CHOW-FM

Amos, Quebec; Canada;
- Frequency: 105.3 kHz
- Branding: Radio Boréale 105.3

Programming
- Language: French
- Format: Community radio

Ownership
- Owner: Radio Boréale

History
- First air date: 2009

Technical information
- Class: B
- ERP: 13.253 kW average 32.186 kW peak
- HAAT: 106.3 metres (349 ft)

Links
- Webcast: Listen Live
- Website: radioboreale.com

= CHOW-FM =

Radio station in Amos, Quebec

CHOW-FM is a Québécois radio station, which broadcasts a community radio format branded as Radio Boréale on 105.3 FM in Amos, Quebec.

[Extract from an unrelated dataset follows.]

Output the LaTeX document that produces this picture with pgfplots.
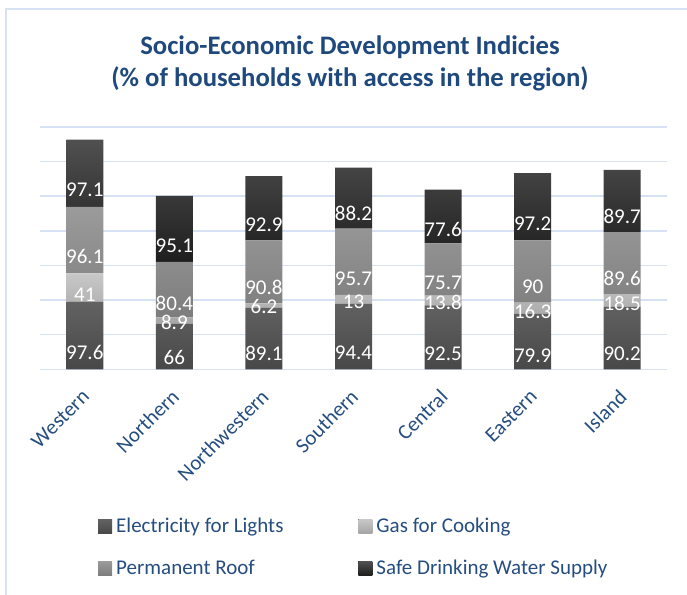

Licensed by the Canadian Radio-television and Telecommunications Commission in October 2007, the station was scheduled to launch in 2008, but it officially began broadcasting in 2009. CHOW is owned by Radio Boréale.

The callsign CHOW was previously used by a radio station in Welland, Ontario from 1957 to 2005, now known as CIXL-FM.

On October 29, 2009, CHOW received CRTC approval to increase transmitter power from 5,376 watts to 17,787 watts.

The station is a member of the Association des radiodiffuseurs communautaires du Québec.

==Transmitters==
On July 22, 2020, Radio Boreale submitted two applications to add two new FM transmitters to serve La Sarre at 106.1 MHz and Rouyn-Noranda at 104.9 MHz. On December 5, 2022, Radio Boréale resubmitted applications to add new FM transmitters at 106.1 MHz in La Sarre and 104.9 MHz in Rouyn-Noranda. On September 20, 2023, both applications by Radio Boréale to add new FM transmitters to serve La Sarre at 106.1 MHz and Rouyn-Noranda at 104.9 MHz were denied by the CRTC.